- Collected material
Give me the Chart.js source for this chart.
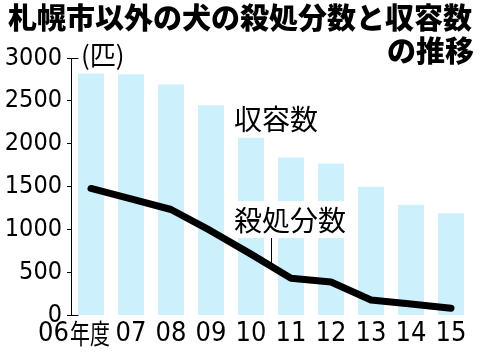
<!DOCTYPE html>
<html>
<head>
<meta charset="utf-8">
<script src="https://cdn.jsdelivr.net/npm/chart.js@4/dist/chart.umd.min.js"></script>
<style>
  html, body { margin: 0; padding: 0; background: #fff; }
  #wrap { width: 500px; height: 354px; position: relative; }
</style>
</head>
<body>
<div id="wrap"><canvas id="c" width="500" height="354"></canvas></div>
<script>
// ---- data ----
const fiscalYears = ['06', '07', '08', '09', '10', '11', '12', '13', '14', '15'];
const firstYearSuffix = '年度';
const shelterCounts = [2820, 2810, 2690, 2450, 2070, 1840, 1770, 1500, 1290, 1190];   // 収容数
const euthanizedCounts = [1480, 1360, 1235, 985, 715, 435, 390, 180, 135, 85];       // 殺処分数
const yTickValues = [0, 500, 1000, 1500, 2000, 2500, 3000];
const titleLine1 = '札幌市以外の犬の殺処分数と収容数';
const titleLine2 = 'の推移';
const unitLabel = '(匹)';
const shelterLabel = '収容数';
const euthLabel = '殺処分数';

const NUM_FONT = "'Liberation Sans Narrow', 'DejaVu Sans Condensed', 'Noto Sans CJK JP', sans-serif";
const JP_FONT = "'Noto Sans CJK JP', sans-serif";

const annotPlugin = {
  id: 'annot',
  afterDatasetDraw(chart, args) {
    if (args.index !== 0) return; // after the bars, before the line
    const ctx = chart.ctx;
    const xs = chart.scales.x;
    const x10 = xs.getPixelForValue(4);
    const x11 = xs.getPixelForValue(5);
    ctx.save();
    // white box behind 殺処分数
    ctx.fillStyle = '#fff';
    ctx.fillRect(x10 - 19, 201, 120, 37);
    ctx.fillStyle = '#000';
    ctx.font = '28px ' + JP_FONT;
    ctx.textBaseline = 'middle';
    ctx.textAlign = 'left';
    ctx.fillText(euthLabel, x10 - 17, 220);
    ctx.fillText(shelterLabel, x10 - 17, 119);
    // leader line
    const lm = chart.getDatasetMeta(1).data;
    const lx = (x10 + x11) / 2;
    const ly = (lm[4].y + lm[5].y) / 2;
    ctx.strokeStyle = '#000';
    ctx.lineWidth = 1;
    ctx.beginPath();
    ctx.moveTo(Math.round(lx) + 0.5, 238);
    ctx.lineTo(Math.round(lx) + 0.5, ly);
    ctx.stroke();
    ctx.restore();
  },
  afterDraw(chart) {
    const ctx = chart.ctx;
    const xs = chart.scales.x;
    const ys = chart.scales.y;
    const area = chart.chartArea;
    ctx.save();
    // title
    ctx.fillStyle = '#000';
    ctx.font = '900 29px ' + JP_FONT;
    ctx.textBaseline = 'middle';
    ctx.textAlign = 'left';
    ctx.fillText(titleLine1, 8, 18);
    ctx.textAlign = 'right';
    ctx.fillText(titleLine2, 474, 51);
    // unit
    ctx.textAlign = 'left';
    ctx.font = '26px ' + JP_FONT;
    ctx.fillText(unitLabel, area.left + 10, 55);
    // inner ticks at top and bottom
    ctx.strokeStyle = '#000';
    ctx.lineWidth = 1;
    const yTop = Math.round(ys.getPixelForValue(3000)) + 0.5;
    const yBot = Math.round(ys.getPixelForValue(0)) - 0.5;
    const ax = Math.round(area.left) + 0.5;
    ctx.beginPath();
    ctx.moveTo(ax, yTop); ctx.lineTo(ax + 7, yTop);
    ctx.moveTo(ax, yBot); ctx.lineTo(ax + 7, yBot);
    ctx.stroke();
    // x labels
    ctx.font = '27px ' + NUM_FONT;
    ctx.textBaseline = 'middle';
    fiscalYears.forEach((lab, i) => {
      const px = xs.getPixelForValue(i);
      if (i === 0) {
        ctx.textAlign = 'left';
        const x0 = px - 53;
        ctx.fillText(lab, x0, 334);
        const w = ctx.measureText(lab).width;
        ctx.save();
        ctx.translate(x0 + w + 1, 334);
        ctx.scale(0.74, 1);
        ctx.font = '27px ' + JP_FONT;
        ctx.fillText(firstYearSuffix, 0, 0);
        ctx.restore();
      } else {
        ctx.textAlign = 'center';
        ctx.fillText(lab, px, 334);
      }
    });
    ctx.restore();
  }
};

new Chart(document.getElementById('c'), {
  type: 'bar',
  data: {
    labels: fiscalYears,
    datasets: [
      {
        type: 'bar',
        label: shelterLabel,
        data: shelterCounts,
        backgroundColor: '#cdf1fc',
        borderWidth: 0,
        barPercentage: 0.65,
        categoryPercentage: 1.0,
        order: 2
      },
      {
        type: 'line',
        label: euthLabel,
        data: euthanizedCounts,
        borderColor: '#000',
        borderWidth: 7,
        borderCapStyle: 'round',
        borderJoinStyle: 'round',
        pointRadius: 0,
        tension: 0,
        fill: false,
        order: 1
      }
    ]
  },
  options: {
    responsive: false,
    animation: false,
    devicePixelRatio: 1,
    layout: { padding: { top: 58, right: 29, bottom: 38.5, left: 0 } },
    plugins: {
      legend: { display: false },
      title: { display: false },
      tooltip: { enabled: false }
    },
    scales: {
      x: {
        offset: true,
        grid: { display: false },
        border: { display: false },
        ticks: { display: false },
        afterFit(s) { s.height = 0; }
      },
      y: {
        min: 0,
        max: 3000,
        afterBuildTicks(s) { s.ticks = yTickValues.map(v => ({ value: v })); },
        grid: { drawOnChartArea: false, drawTicks: true, tickLength: 4, color: '#000', tickColor: '#000' },
        border: { display: true, color: '#000', width: 1 },
        ticks: {
          color: '#000',
          font: { family: NUM_FONT, size: 25 },
          padding: 5,
          callback: v => String(v)
        },
        afterFit(s) { s.width = 71; }
      }
    }
  },
  plugins: [annotPlugin]
});
</script>
</body>
</html>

- Do this
Write out the whole listing again, exactly, with no pictures.

- Solution to this task
Give me the Chart.js source for this chart.
<!DOCTYPE html>
<html>
<head>
<meta charset="utf-8">
<script src="https://cdn.jsdelivr.net/npm/chart.js@4/dist/chart.umd.min.js"></script>
<style>
  html, body { margin: 0; padding: 0; background: #fff; }
  #wrap { width: 500px; height: 354px; position: relative; }
</style>
</head>
<body>
<div id="wrap"><canvas id="c" width="500" height="354"></canvas></div>
<script>
// ---- data ----
const fiscalYears = ['06', '07', '08', '09', '10', '11', '12', '13', '14', '15'];
const firstYearSuffix = '年度';
const shelterCounts = [2820, 2810, 2690, 2450, 2070, 1840, 1770, 1500, 1290, 1190];   // 収容数
const euthanizedCounts = [1480, 1360, 1235, 985, 715, 435, 390, 180, 135, 85];       // 殺処分数
const yTickValues = [0, 500, 1000, 1500, 2000, 2500, 3000];
const titleLine1 = '札幌市以外の犬の殺処分数と収容数';
const titleLine2 = 'の推移';
const unitLabel = '(匹)';
const shelterLabel = '収容数';
const euthLabel = '殺処分数';

const NUM_FONT = "'Liberation Sans Narrow', 'DejaVu Sans Condensed', 'Noto Sans CJK JP', sans-serif";
const JP_FONT = "'Noto Sans CJK JP', sans-serif";

const annotPlugin = {
  id: 'annot',
  afterDatasetDraw(chart, args) {
    if (args.index !== 0) return; // after the bars, before the line
    const ctx = chart.ctx;
    const xs = chart.scales.x;
    const x10 = xs.getPixelForValue(4);
    const x11 = xs.getPixelForValue(5);
    ctx.save();
    // white box behind 殺処分数
    ctx.fillStyle = '#fff';
    ctx.fillRect(x10 - 19, 201, 120, 37);
    ctx.fillStyle = '#000';
    ctx.font = '28px ' + JP_FONT;
    ctx.textBaseline = 'middle';
    ctx.textAlign = 'left';
    ctx.fillText(euthLabel, x10 - 17, 220);
    ctx.fillText(shelterLabel, x10 - 17, 119);
    // leader line
    const lm = chart.getDatasetMeta(1).data;
    const lx = (x10 + x11) / 2;
    const ly = (lm[4].y + lm[5].y) / 2;
    ctx.strokeStyle = '#000';
    ctx.lineWidth = 1;
    ctx.beginPath();
    ctx.moveTo(Math.round(lx) + 0.5, 238);
    ctx.lineTo(Math.round(lx) + 0.5, ly);
    ctx.stroke();
    ctx.restore();
  },
  afterDraw(chart) {
    const ctx = chart.ctx;
    const xs = chart.scales.x;
    const ys = chart.scales.y;
    const area = chart.chartArea;
    ctx.save();
    // title
    ctx.fillStyle = '#000';
    ctx.font = '900 29px ' + JP_FONT;
    ctx.textBaseline = 'middle';
    ctx.textAlign = 'left';
    ctx.fillText(titleLine1, 8, 18);
    ctx.textAlign = 'right';
    ctx.fillText(titleLine2, 474, 51);
    // unit
    ctx.textAlign = 'left';
    ctx.font = '26px ' + JP_FONT;
    ctx.fillText(unitLabel, area.left + 10, 55);
    // inner ticks at top and bottom
    ctx.strokeStyle = '#000';
    ctx.lineWidth = 1;
    const yTop = Math.round(ys.getPixelForValue(3000)) + 0.5;
    const yBot = Math.round(ys.getPixelForValue(0)) - 0.5;
    const ax = Math.round(area.left) + 0.5;
    ctx.beginPath();
    ctx.moveTo(ax, yTop); ctx.lineTo(ax + 7, yTop);
    ctx.moveTo(ax, yBot); ctx.lineTo(ax + 7, yBot);
    ctx.stroke();
    // x labels
    ctx.font = '27px ' + NUM_FONT;
    ctx.textBaseline = 'middle';
    fiscalYears.forEach((lab, i) => {
      const px = xs.getPixelForValue(i);
      if (i === 0) {
        ctx.textAlign = 'left';
        const x0 = px - 53;
        ctx.fillText(lab, x0, 334);
        const w = ctx.measureText(lab).width;
        ctx.save();
        ctx.translate(x0 + w + 1, 334);
        ctx.scale(0.74, 1);
        ctx.font = '27px ' + JP_FONT;
        ctx.fillText(firstYearSuffix, 0, 0);
        ctx.restore();
      } else {
        ctx.textAlign = 'center';
        ctx.fillText(lab, px, 334);
      }
    });
    ctx.restore();
  }
};

new Chart(document.getElementById('c'), {
  type: 'bar',
  data: {
    labels: fiscalYears,
    datasets: [
      {
        type: 'bar',
        label: shelterLabel,
        data: shelterCounts,
        backgroundColor: '#cdf1fc',
        borderWidth: 0,
        barPercentage: 0.65,
        categoryPercentage: 1.0,
        order: 2
      },
      {
        type: 'line',
        label: euthLabel,
        data: euthanizedCounts,
        borderColor: '#000',
        borderWidth: 7,
        borderCapStyle: 'round',
        borderJoinStyle: 'round',
        pointRadius: 0,
        tension: 0,
        fill: false,
        order: 1
      }
    ]
  },
  options: {
    responsive: false,
    animation: false,
    devicePixelRatio: 1,
    layout: { padding: { top: 58, right: 29, bottom: 38.5, left: 0 } },
    plugins: {
      legend: { display: false },
      title: { display: false },
      tooltip: { enabled: false }
    },
    scales: {
      x: {
        offset: true,
        grid: { display: false },
        border: { display: false },
        ticks: { display: false },
        afterFit(s) { s.height = 0; }
      },
      y: {
        min: 0,
        max: 3000,
        afterBuildTicks(s) { s.ticks = yTickValues.map(v => ({ value: v })); },
        grid: { drawOnChartArea: false, drawTicks: true, tickLength: 4, color: '#000', tickColor: '#000' },
        border: { display: true, color: '#000', width: 1 },
        ticks: {
          color: '#000',
          font: { family: NUM_FONT, size: 25 },
          padding: 5,
          callback: v => String(v)
        },
        afterFit(s) { s.width = 71; }
      }
    }
  },
  plugins: [annotPlugin]
});
</script>
</body>
</html>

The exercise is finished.